Written exercise: All of the data should be repeated exactly; pictures are not part of the copy.

Supplied data:
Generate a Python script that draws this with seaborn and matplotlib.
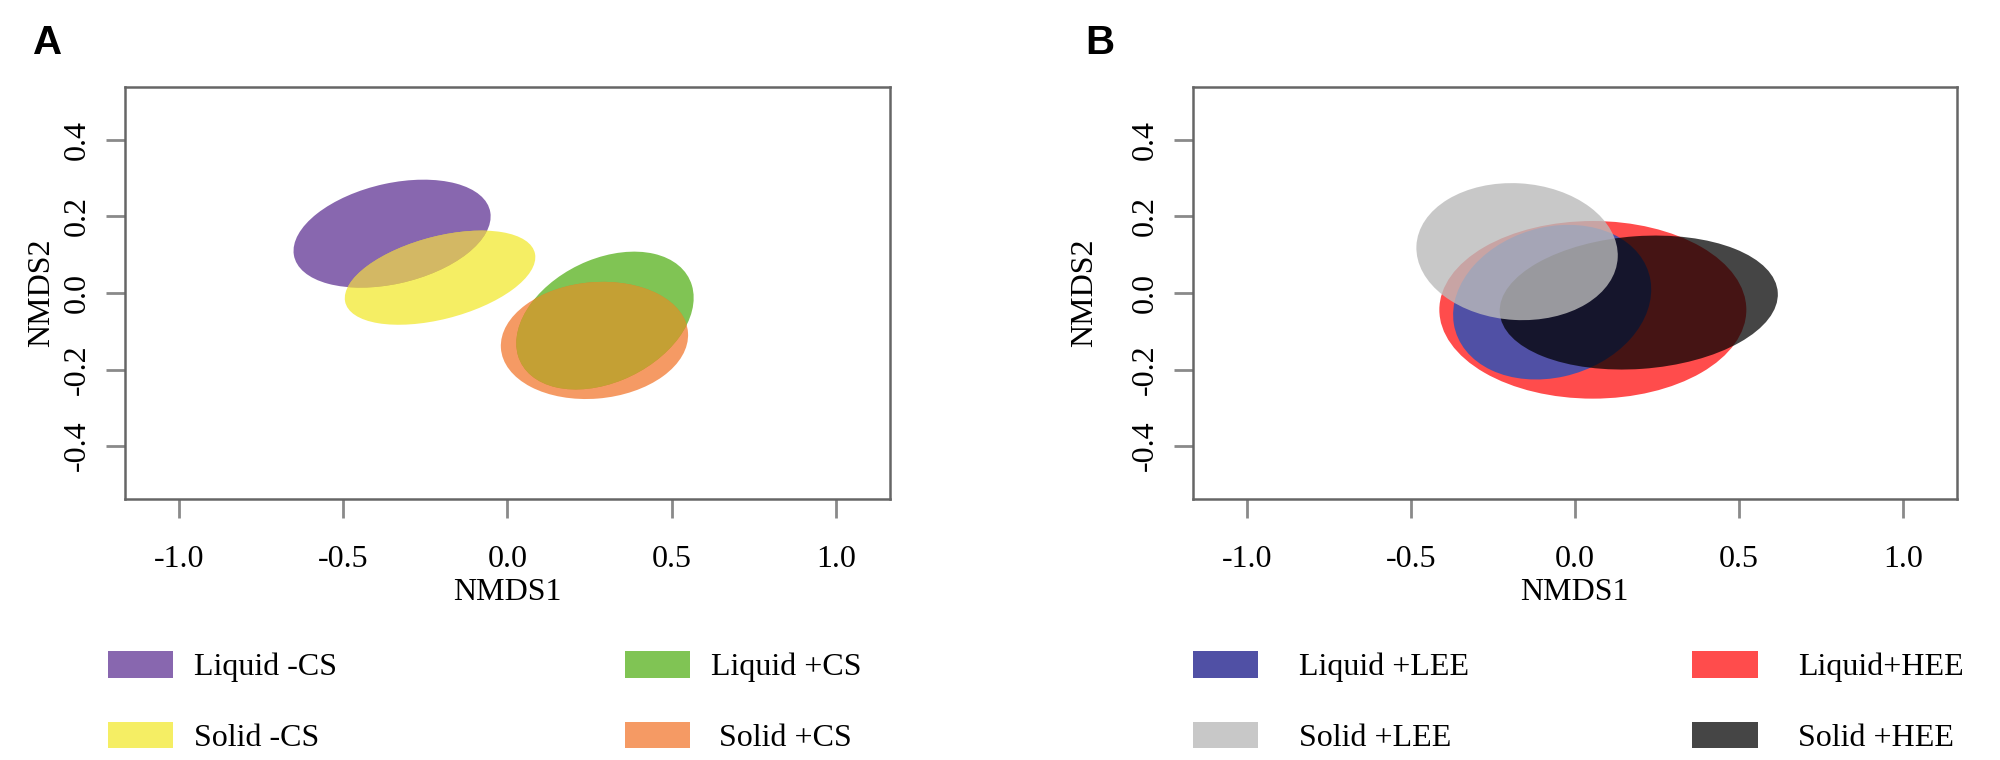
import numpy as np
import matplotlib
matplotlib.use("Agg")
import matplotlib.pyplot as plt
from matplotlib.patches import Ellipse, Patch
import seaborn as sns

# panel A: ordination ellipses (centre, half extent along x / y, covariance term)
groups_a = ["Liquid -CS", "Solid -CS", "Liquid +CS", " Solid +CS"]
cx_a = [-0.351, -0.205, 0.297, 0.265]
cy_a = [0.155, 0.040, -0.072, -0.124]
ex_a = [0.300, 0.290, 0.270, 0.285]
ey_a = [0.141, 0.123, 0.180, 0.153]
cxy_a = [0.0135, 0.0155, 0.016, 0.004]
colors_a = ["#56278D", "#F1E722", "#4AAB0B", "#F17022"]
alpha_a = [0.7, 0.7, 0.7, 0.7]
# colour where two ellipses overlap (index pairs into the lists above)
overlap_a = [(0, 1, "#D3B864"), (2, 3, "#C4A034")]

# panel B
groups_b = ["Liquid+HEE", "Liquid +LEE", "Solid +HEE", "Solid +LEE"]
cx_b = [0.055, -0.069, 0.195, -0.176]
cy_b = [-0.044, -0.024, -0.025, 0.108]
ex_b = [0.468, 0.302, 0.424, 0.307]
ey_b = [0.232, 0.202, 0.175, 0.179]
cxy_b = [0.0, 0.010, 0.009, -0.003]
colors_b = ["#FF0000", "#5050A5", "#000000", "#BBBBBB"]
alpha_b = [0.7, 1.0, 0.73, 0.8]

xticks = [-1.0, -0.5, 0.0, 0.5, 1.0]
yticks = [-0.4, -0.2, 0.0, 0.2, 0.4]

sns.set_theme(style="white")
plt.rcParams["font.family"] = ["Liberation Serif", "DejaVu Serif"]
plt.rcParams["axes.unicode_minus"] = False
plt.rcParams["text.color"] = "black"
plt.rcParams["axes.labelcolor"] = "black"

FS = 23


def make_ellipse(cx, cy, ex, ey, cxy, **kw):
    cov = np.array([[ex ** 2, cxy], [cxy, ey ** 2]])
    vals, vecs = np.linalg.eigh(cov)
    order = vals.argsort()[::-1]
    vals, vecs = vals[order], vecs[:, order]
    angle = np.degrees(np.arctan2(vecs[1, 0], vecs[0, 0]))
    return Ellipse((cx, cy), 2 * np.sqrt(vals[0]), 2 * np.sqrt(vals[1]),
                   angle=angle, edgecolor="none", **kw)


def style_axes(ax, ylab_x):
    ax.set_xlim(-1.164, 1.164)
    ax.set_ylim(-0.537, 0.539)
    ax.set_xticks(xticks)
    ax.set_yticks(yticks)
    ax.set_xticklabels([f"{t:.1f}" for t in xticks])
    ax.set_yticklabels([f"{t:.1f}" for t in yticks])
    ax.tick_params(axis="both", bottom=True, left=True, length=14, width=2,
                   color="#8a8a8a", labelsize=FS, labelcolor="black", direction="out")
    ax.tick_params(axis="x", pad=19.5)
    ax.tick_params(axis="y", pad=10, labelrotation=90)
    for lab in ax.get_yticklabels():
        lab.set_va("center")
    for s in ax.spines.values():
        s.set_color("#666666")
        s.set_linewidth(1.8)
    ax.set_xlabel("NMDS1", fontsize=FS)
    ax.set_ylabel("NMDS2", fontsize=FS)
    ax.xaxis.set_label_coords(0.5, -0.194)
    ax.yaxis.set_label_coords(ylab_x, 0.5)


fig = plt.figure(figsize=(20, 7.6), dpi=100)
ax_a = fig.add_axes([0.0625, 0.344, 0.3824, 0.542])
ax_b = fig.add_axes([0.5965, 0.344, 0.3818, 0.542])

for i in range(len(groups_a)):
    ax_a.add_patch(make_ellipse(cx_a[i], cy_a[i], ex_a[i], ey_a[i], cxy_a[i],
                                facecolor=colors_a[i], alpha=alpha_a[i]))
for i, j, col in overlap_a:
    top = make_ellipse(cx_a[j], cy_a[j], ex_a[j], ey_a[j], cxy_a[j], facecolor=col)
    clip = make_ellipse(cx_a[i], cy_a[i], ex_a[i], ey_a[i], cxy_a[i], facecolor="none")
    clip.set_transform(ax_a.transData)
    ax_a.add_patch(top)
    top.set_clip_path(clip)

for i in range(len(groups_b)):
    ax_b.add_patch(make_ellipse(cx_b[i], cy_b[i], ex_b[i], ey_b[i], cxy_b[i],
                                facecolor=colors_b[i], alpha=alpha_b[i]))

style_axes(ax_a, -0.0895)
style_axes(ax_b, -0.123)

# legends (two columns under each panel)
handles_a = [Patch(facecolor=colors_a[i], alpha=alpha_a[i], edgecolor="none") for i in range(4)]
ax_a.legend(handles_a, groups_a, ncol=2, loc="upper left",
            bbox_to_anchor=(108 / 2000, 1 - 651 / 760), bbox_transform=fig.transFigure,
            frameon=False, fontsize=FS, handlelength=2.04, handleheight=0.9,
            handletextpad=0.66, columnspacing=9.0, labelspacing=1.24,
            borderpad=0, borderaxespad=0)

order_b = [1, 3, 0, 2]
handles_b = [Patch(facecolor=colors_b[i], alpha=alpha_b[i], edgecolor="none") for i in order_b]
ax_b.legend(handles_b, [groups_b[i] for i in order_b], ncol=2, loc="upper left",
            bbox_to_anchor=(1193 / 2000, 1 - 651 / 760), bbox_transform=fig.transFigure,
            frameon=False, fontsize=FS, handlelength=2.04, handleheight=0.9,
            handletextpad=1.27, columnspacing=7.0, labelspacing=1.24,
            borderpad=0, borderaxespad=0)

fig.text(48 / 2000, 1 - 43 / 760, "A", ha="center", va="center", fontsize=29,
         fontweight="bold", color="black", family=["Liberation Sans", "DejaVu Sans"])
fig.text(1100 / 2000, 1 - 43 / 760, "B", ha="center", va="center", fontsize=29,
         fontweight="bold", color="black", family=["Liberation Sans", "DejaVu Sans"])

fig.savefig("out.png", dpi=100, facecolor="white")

Task response:
Generate a Python script that draws this with seaborn and matplotlib.
import numpy as np
import matplotlib
matplotlib.use("Agg")
import matplotlib.pyplot as plt
from matplotlib.patches import Ellipse, Patch
import seaborn as sns

# panel A: ordination ellipses (centre, half extent along x / y, covariance term)
groups_a = ["Liquid -CS", "Solid -CS", "Liquid +CS", " Solid +CS"]
cx_a = [-0.351, -0.205, 0.297, 0.265]
cy_a = [0.155, 0.040, -0.072, -0.124]
ex_a = [0.300, 0.290, 0.270, 0.285]
ey_a = [0.141, 0.123, 0.180, 0.153]
cxy_a = [0.0135, 0.0155, 0.016, 0.004]
colors_a = ["#56278D", "#F1E722", "#4AAB0B", "#F17022"]
alpha_a = [0.7, 0.7, 0.7, 0.7]
# colour where two ellipses overlap (index pairs into the lists above)
overlap_a = [(0, 1, "#D3B864"), (2, 3, "#C4A034")]

# panel B
groups_b = ["Liquid+HEE", "Liquid +LEE", "Solid +HEE", "Solid +LEE"]
cx_b = [0.055, -0.069, 0.195, -0.176]
cy_b = [-0.044, -0.024, -0.025, 0.108]
ex_b = [0.468, 0.302, 0.424, 0.307]
ey_b = [0.232, 0.202, 0.175, 0.179]
cxy_b = [0.0, 0.010, 0.009, -0.003]
colors_b = ["#FF0000", "#5050A5", "#000000", "#BBBBBB"]
alpha_b = [0.7, 1.0, 0.73, 0.8]

xticks = [-1.0, -0.5, 0.0, 0.5, 1.0]
yticks = [-0.4, -0.2, 0.0, 0.2, 0.4]

sns.set_theme(style="white")
plt.rcParams["font.family"] = ["Liberation Serif", "DejaVu Serif"]
plt.rcParams["axes.unicode_minus"] = False
plt.rcParams["text.color"] = "black"
plt.rcParams["axes.labelcolor"] = "black"

FS = 23


def make_ellipse(cx, cy, ex, ey, cxy, **kw):
    cov = np.array([[ex ** 2, cxy], [cxy, ey ** 2]])
    vals, vecs = np.linalg.eigh(cov)
    order = vals.argsort()[::-1]
    vals, vecs = vals[order], vecs[:, order]
    angle = np.degrees(np.arctan2(vecs[1, 0], vecs[0, 0]))
    return Ellipse((cx, cy), 2 * np.sqrt(vals[0]), 2 * np.sqrt(vals[1]),
                   angle=angle, edgecolor="none", **kw)


def style_axes(ax, ylab_x):
    ax.set_xlim(-1.164, 1.164)
    ax.set_ylim(-0.537, 0.539)
    ax.set_xticks(xticks)
    ax.set_yticks(yticks)
    ax.set_xticklabels([f"{t:.1f}" for t in xticks])
    ax.set_yticklabels([f"{t:.1f}" for t in yticks])
    ax.tick_params(axis="both", bottom=True, left=True, length=14, width=2,
                   color="#8a8a8a", labelsize=FS, labelcolor="black", direction="out")
    ax.tick_params(axis="x", pad=19.5)
    ax.tick_params(axis="y", pad=10, labelrotation=90)
    for lab in ax.get_yticklabels():
        lab.set_va("center")
    for s in ax.spines.values():
        s.set_color("#666666")
        s.set_linewidth(1.8)
    ax.set_xlabel("NMDS1", fontsize=FS)
    ax.set_ylabel("NMDS2", fontsize=FS)
    ax.xaxis.set_label_coords(0.5, -0.194)
    ax.yaxis.set_label_coords(ylab_x, 0.5)


fig = plt.figure(figsize=(20, 7.6), dpi=100)
ax_a = fig.add_axes([0.0625, 0.344, 0.3824, 0.542])
ax_b = fig.add_axes([0.5965, 0.344, 0.3818, 0.542])

for i in range(len(groups_a)):
    ax_a.add_patch(make_ellipse(cx_a[i], cy_a[i], ex_a[i], ey_a[i], cxy_a[i],
                                facecolor=colors_a[i], alpha=alpha_a[i]))
for i, j, col in overlap_a:
    top = make_ellipse(cx_a[j], cy_a[j], ex_a[j], ey_a[j], cxy_a[j], facecolor=col)
    clip = make_ellipse(cx_a[i], cy_a[i], ex_a[i], ey_a[i], cxy_a[i], facecolor="none")
    clip.set_transform(ax_a.transData)
    ax_a.add_patch(top)
    top.set_clip_path(clip)

for i in range(len(groups_b)):
    ax_b.add_patch(make_ellipse(cx_b[i], cy_b[i], ex_b[i], ey_b[i], cxy_b[i],
                                facecolor=colors_b[i], alpha=alpha_b[i]))

style_axes(ax_a, -0.0895)
style_axes(ax_b, -0.123)

# legends (two columns under each panel)
handles_a = [Patch(facecolor=colors_a[i], alpha=alpha_a[i], edgecolor="none") for i in range(4)]
ax_a.legend(handles_a, groups_a, ncol=2, loc="upper left",
            bbox_to_anchor=(108 / 2000, 1 - 651 / 760), bbox_transform=fig.transFigure,
            frameon=False, fontsize=FS, handlelength=2.04, handleheight=0.9,
            handletextpad=0.66, columnspacing=9.0, labelspacing=1.24,
            borderpad=0, borderaxespad=0)

order_b = [1, 3, 0, 2]
handles_b = [Patch(facecolor=colors_b[i], alpha=alpha_b[i], edgecolor="none") for i in order_b]
ax_b.legend(handles_b, [groups_b[i] for i in order_b], ncol=2, loc="upper left",
            bbox_to_anchor=(1193 / 2000, 1 - 651 / 760), bbox_transform=fig.transFigure,
            frameon=False, fontsize=FS, handlelength=2.04, handleheight=0.9,
            handletextpad=1.27, columnspacing=7.0, labelspacing=1.24,
            borderpad=0, borderaxespad=0)

fig.text(48 / 2000, 1 - 43 / 760, "A", ha="center", va="center", fontsize=29,
         fontweight="bold", color="black", family=["Liberation Sans", "DejaVu Sans"])
fig.text(1100 / 2000, 1 - 43 / 760, "B", ha="center", va="center", fontsize=29,
         fontweight="bold", color="black", family=["Liberation Sans", "DejaVu Sans"])

fig.savefig("out.png", dpi=100, facecolor="white")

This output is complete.